Reasonableness is a question of fact. Here, the trial judge studied the warnings and found that they were adequate. However, this issue is not one for the judge to resolve. The jury could reasonably find that a generalized risk of blood clotting in women is not the same as a specific, enhanced risk, applicable to a specific class of individuals with a certain blood type. Defendant argues (and the trial court found) that Wyeth was entitled to the directed verdict because there was no evidence that Dr. Brockington advised decedent of the danger or that he would have relayed a revised warning to her, if the warning had been provided to him by defendant Wyeth. In fact, the record plainly contains the doctor's statement that it was his custom to give his patients such warnings. There was no direct evidence of what he told the patient in this case because he had no recollection of her. However, evidence of his routine practice, though uncorroborated, is relevant to prove the conformity of his conduct thereto. The jury could reasonably infer that, if it had been provided to him, Dr. Brockington would have given a revised warning, that he would have tested decedent's blood coagulation factors, and that her problem was discoverable and her death not inevitable.
Dunn, supra, p 80.
"The proximate cause of an injury has been defined as that which in a natural and continuous sequence, unbroken by any new, independent cause, produces the injury, without which such injury would not have occurred." An act of negligence does not cease to be a proximate cause of the injury because of an intervening act of negligence, if the prior negligence is still operating and the injury is not different in kind from that which would have resulted from the prior act. The courts of this state have held that whether an intervening negligent act of a third person constitutes a superseding proximate cause is a question for the jury. An intervening cause is not an absolute bar to liability if the intervening event is foreseeable, though negligent or even criminal.
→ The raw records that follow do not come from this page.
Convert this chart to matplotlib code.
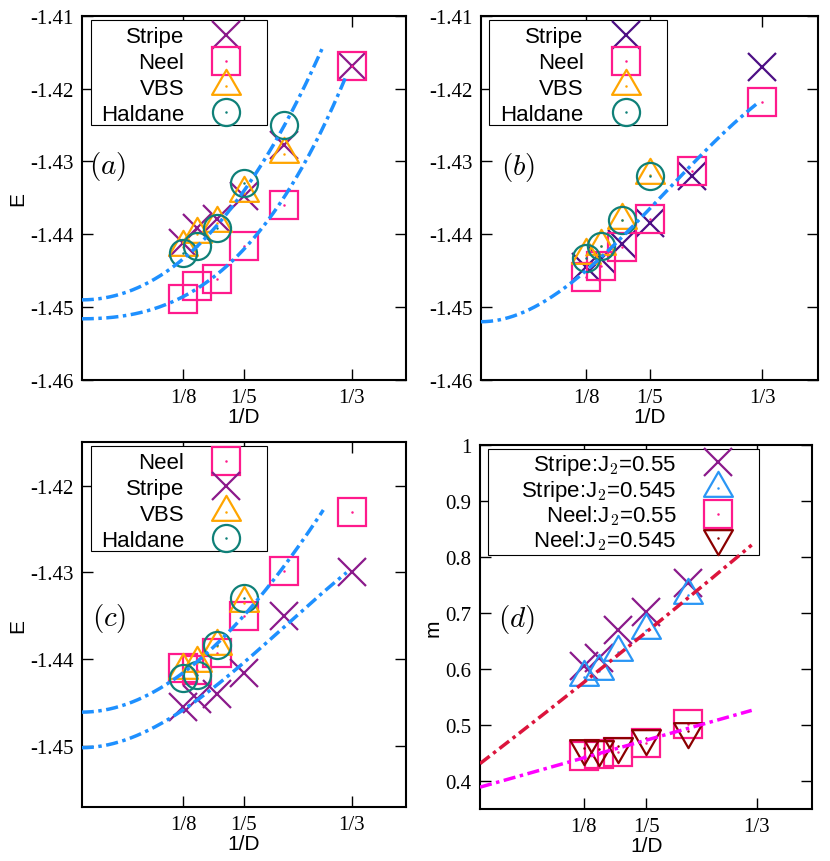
import numpy as np
import matplotlib
matplotlib.use('Agg')
import matplotlib.pyplot as plt
from matplotlib.path import Path
from matplotlib.patches import Rectangle
from matplotlib.legend_handler import HandlerTuple
from matplotlib.font_manager import FontProperties

plt.rcParams['axes.unicode_minus'] = False
plt.rcParams['mathtext.fontset'] = 'cm'
plt.rcParams['font.family'] = ['Liberation Serif', 'DejaVu Serif']

# ---------------- data ----------------
inv_D = [1/8, 1/7, 1/6, 1/5, 1/4, 1/3]
x_ticks = [1/8, 1/5, 1/3]
x_tick_labels = ['1/8', '1/5', '1/3']

# panel (a)
a_stripe = [-1.4412, -1.4391, -1.4379, -1.4347, -1.4278, -1.4169]
a_neel = [-1.4489, -1.4471, -1.4461, -1.4416, -1.4360, -1.4169]
a_vbs = [-1.4418, -1.4400, -1.4385, -1.4344, -1.4290]
a_haldane = [-1.4426, -1.4416, -1.4391, -1.4330, -1.4250]
a_fit_upper = [-1.4490, 0.3344, 0.192]   # E0, c2, c3  (E = E0 + c2 x^2 + c3 x^3)
a_fit_upper_xmax = 0.2967
a_fit_lower = [-1.4516, 0.12, 0.59]
a_fit_lower_xmax = 0.327

# panel (b)
b_stripe = [-1.4445, -1.4434, -1.4413, -1.4385, -1.4320, -1.4171]
b_neel = [-1.4459, -1.4444, -1.4418, -1.4379, -1.4313, -1.4218]
b_vbs = [-1.4428, -1.4416, -1.4380, -1.4319]
b_haldane = [-1.4432, -1.4416, -1.4380, -1.4320]
b_fit = [-1.4520, 0.557, -0.848]
b_fit_xmax = 0.327

# panel (c)
c_neel = [-1.4410, -1.4412, -1.4393, -1.4350, -1.4298, -1.4230]
c_stripe = [-1.4455, -1.4446, -1.4440, -1.4416, -1.4350, -1.4299]
c_vbs = [-1.4413, -1.4404, -1.4385, -1.4335]
c_haldane = [-1.4422, -1.4418, -1.4384, -1.4330]
c_fit_upper = [-1.4461, 0.3093, -0.159]
c_fit_upper_xmax = 0.2983
c_fit_lower = [-1.4502, 0.333, -0.441]
c_fit_lower_xmax = 0.327

# panel (d)
d_stripe_055 = [0.606, 0.619, 0.670, 0.701, 0.753]
d_stripe_0545 = [0.586, 0.596, 0.631, 0.669, 0.731]
d_neel_055 = [0.445, 0.449, 0.452, 0.467, 0.501]
d_neel_0545 = [0.458, 0.457, 0.463, 0.477, 0.489]
d_fit_stripe = [0.431, 1.14, 0.162]   # m0, c1, c2 (m = m0 + c1 x + c2 x^2)
d_fit_neel = [0.389, 0.419, 0.0]
d_fit_xmax = 0.327

E_ticks_ab = [-1.46, -1.45, -1.44, -1.43, -1.42, -1.41]
E_ticks_c = [-1.45, -1.44, -1.43, -1.42]
m_ticks = [0.4, 0.5, 0.6, 0.7, 0.8, 0.9, 1.0]
m_tick_labels = ['0.4', '0.5', '0.6', '0.7', '0.8', '0.9', '1']

# ---------------- styles ----------------
C_STRIPE = '#8b1a8b'
C_STRIPE_B = '#4d0f85'
C_NEEL = '#ff1a8c'
C_VBS = '#ffa500'
C_HALD = '#0f8078'
C_FIT = '#1e90ff'
C_BLUE = '#2a96f5'
C_DRED = '#8b0000'
C_CRIMSON = '#dc143c'
C_MAGENTA = '#ff00ff'

tri_up = Path([(0, 1), (-0.866, -0.5), (0.866, -0.5), (0, 1)],
              [Path.MOVETO, Path.LINETO, Path.LINETO, Path.CLOSEPOLY])
tri_down = Path([(0, -1), (-0.866, 0.5), (0.866, 0.5), (0, -1)],
                [Path.MOVETO, Path.LINETO, Path.LINETO, Path.CLOSEPOLY])

MS = {'x': 19.5, 's': 19.5, 'o': 19.5, 'tri': 24}
DASH = (3.5, 1.3, 1.0, 1.3)
sans = FontProperties(family='Liberation Sans', size=15)
sans_leg = FontProperties(family='Liberation Sans', size=16)


def series(ax, y, marker, color):
    x = inv_D[:len(y)]
    if marker == 'tri':
        mk, ms = tri_up, MS['tri']
    elif marker == 'trid':
        mk, ms = tri_down, MS['tri']
    else:
        mk, ms = marker, MS[marker]
    h, = ax.plot(x, y, ls='none', marker=mk, ms=ms, mfc='none', mec=color, mew=1.6, zorder=3)
    d, = ax.plot(x, y, ls='none', marker='o', ms=1.8, mfc=color, mec='none', zorder=3)
    return (h, d)


def fit_line(ax, coef, xmax, color, kind='E'):
    xs = np.linspace(0, xmax, 300)
    if kind == 'E':
        ys = coef[0] + coef[1] * xs**2 + coef[2] * xs**3
    else:
        ys = coef[0] + coef[1] * xs + coef[2] * xs**2
    ax.plot(xs, ys, color=color, lw=2.5, dashes=DASH, zorder=6)


def style_axes(ax, yticks, ylim, ylabel, yticklabels=None):
    ax.set_xlim(0, 0.4)
    ax.set_ylim(*ylim)
    ax.set_xticks(x_ticks)
    ax.set_xticklabels(x_tick_labels)
    ax.set_yticks(yticks)
    if yticklabels is None:
        yticklabels = ['%.2f' % v for v in yticks]
    ax.set_yticklabels(yticklabels)
    ax.tick_params(direction='in', length=8, width=1, top=True, right=True,
                   labelsize=15, pad=6)
    for s in ax.spines.values():
        s.set_linewidth(1.5)
    ax.set_xlabel('1/D', fontproperties=sans, labelpad=0)
    ax.set_ylabel(ylabel, fontproperties=sans, labelpad=2)


def legend(ax, handles, labels, box, spacing=0.22, dy=0.0):
    # box = (x0, y0, x1, y1) of the key frame, axes fraction
    x0, y0, x1, y1 = box
    ax.add_patch(Rectangle((x0, y0), x1 - x0, y1 - y0, transform=ax.transAxes,
                           facecolor='white', edgecolor='black', lw=0.8,
                           zorder=2.5))
    lg = ax.legend(handles, labels, loc='upper right', bbox_to_anchor=(x1, y1 + dy),
                   borderaxespad=0, markerfirst=False, frameon=False,
                   prop=sans_leg, numpoints=1,
                   handlelength=3.1, handletextpad=0.34, borderpad=0.3,
                   labelspacing=spacing,
                   handler_map={tuple: HandlerTuple(ndivide=1, pad=0)})
    return lg


fig = plt.figure(figsize=(8.3, 8.62), dpi=100)
ax_a = fig.add_axes([0.0984, 0.558, 0.3904, 0.4226])
ax_b = fig.add_axes([0.5795, 0.558, 0.4064, 0.4226])
ax_c = fig.add_axes([0.0984, 0.0630, 0.3904, 0.4227])
ax_d = fig.add_axes([0.5783, 0.0603, 0.4004, 0.4226])

# (a)
h1 = series(ax_a, a_stripe, 'x', C_STRIPE)
h2 = series(ax_a, a_neel, 's', C_NEEL)
h3 = series(ax_a, a_vbs, 'tri', C_VBS)
h4 = series(ax_a, a_haldane, 'o', C_HALD)
fit_line(ax_a, a_fit_upper, a_fit_upper_xmax, C_FIT)
fit_line(ax_a, a_fit_lower, a_fit_lower_xmax, C_FIT)
style_axes(ax_a, E_ticks_ab, (-1.46, -1.41), 'E')
legend(ax_a, [h1, h2, h3, h4], ['Stripe', 'Neel', 'VBS', 'Haldane'],
       (0.0278, 0.700, 0.5728, 0.989))
ax_a.text(0.081, 0.590, r'$(a)$', transform=ax_a.transAxes, fontsize=21,
          ha='center', va='center')

# (b)
h1 = series(ax_b, b_stripe, 'x', C_STRIPE_B)
h2 = series(ax_b, b_neel, 's', C_NEEL)
h3 = series(ax_b, b_vbs, 'tri', C_VBS)
h4 = series(ax_b, b_haldane, 'o', C_HALD)
fit_line(ax_b, b_fit, b_fit_xmax, C_FIT)
style_axes(ax_b, E_ticks_ab, (-1.46, -1.41), '')
legend(ax_b, [h1, h2, h3, h4], ['Stripe', 'Neel', 'VBS', 'Haldane'],
       (0.0246, 0.700, 0.5505, 0.989))
ax_b.text(0.110, 0.585, r'$(b)$', transform=ax_b.transAxes, fontsize=21,
          ha='center', va='center')

# (c)
h1 = series(ax_c, c_neel, 's', C_NEEL)
h2 = series(ax_c, c_stripe, 'x', C_STRIPE)
h3 = series(ax_c, c_vbs, 'tri', C_VBS)
h4 = series(ax_c, c_haldane, 'o', C_HALD)
fit_line(ax_c, c_fit_upper, c_fit_upper_xmax, C_FIT)
fit_line(ax_c, c_fit_lower, c_fit_lower_xmax, C_FIT)
style_axes(ax_c, E_ticks_c, (-1.457, -1.415), 'E')
legend(ax_c, [h1, h2, h3, h4], ['Neel', 'Stripe', 'VBS', 'Haldane'],
       (0.0278, 0.7025, 0.5728, 0.9907))
ax_c.text(0.084, 0.52, r'$(c)$', transform=ax_c.transAxes, fontsize=21,
          ha='center', va='center')

# (d)
h1 = series(ax_d, d_stripe_055, 'x', C_STRIPE)
h2 = series(ax_d, d_stripe_0545, 'tri', C_BLUE)
h3 = series(ax_d, d_neel_055, 's', C_NEEL)
h4 = series(ax_d, d_neel_0545, 'trid', C_DRED)
fit_line(ax_d, d_fit_stripe, d_fit_xmax, C_CRIMSON, kind='m')
fit_line(ax_d, d_fit_neel, d_fit_xmax, C_MAGENTA, kind='m')
style_axes(ax_d, m_ticks, (0.35, 1.0), 'm', m_tick_labels)
legend(ax_d, [h1, h2, h3, h4],
       [r'Stripe:J$_{\mathsf{2}}$=0.55', r'Stripe:J$_{\mathsf{2}}$=0.545',
        r'Neel:J$_{\mathsf{2}}$=0.55', r'Neel:J$_{\mathsf{2}}$=0.545'],
       (0.025, 0.698, 0.8405, 0.9882), spacing=0.04, dy=0.011)
ax_d.text(0.111, 0.524, r'$(d)$', transform=ax_d.transAxes, fontsize=21,
          ha='center', va='center')

fig.savefig('out.png', dpi=100)
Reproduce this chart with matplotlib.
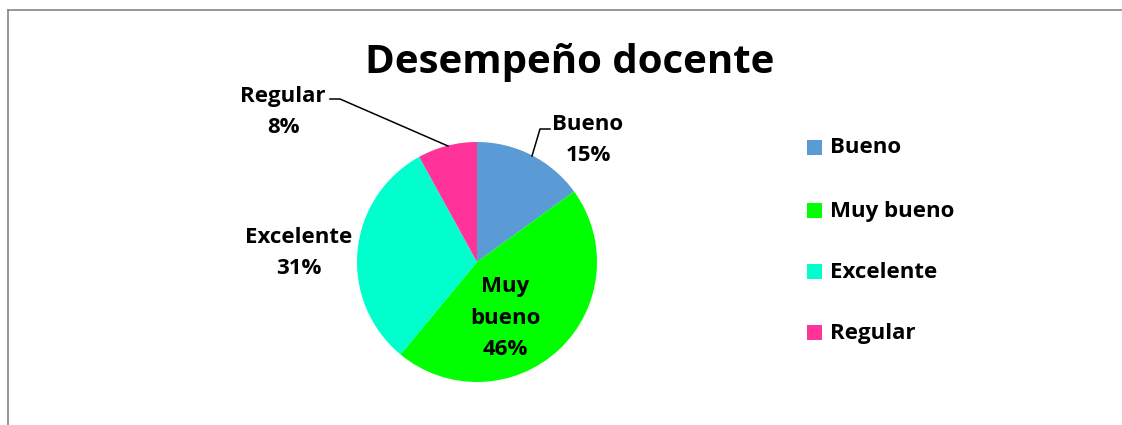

Young, supra, 130 Mich. App. 369.
Judged by this standard, it is clear that whether Dr. Johnson's conduct was a superseding cause of the injury was a jury question. Plaintiff admitted by his complaint that Dr. Johnson (and Dr. Brockington, for that matter) was negligent. That is not the point. The court apparently ignored Dr. Brockington's prescription of the medication based on defendant's allegedly inadequate warning and concentrated instead on Dr. Johnson's negligence. However, decedent's use of the drug might have been stopped before she broke her ankle if she had been tested or warned.
As in Muilenberg v The Upjohn Co, plaintiff has presented a case in which a jury might find that the prescribing physician was not warned of the drug's side effects with sufficient particularity. In such a situation, the physician, being ignorant of the enhanced risk to women with type A blood, would have no reason to hesitate.
For these reasons, we reverse the trial court's judgment. We hold that plaintiff is entitled to a new trial on each of the claims raised against defendant Wyeth Laboratories.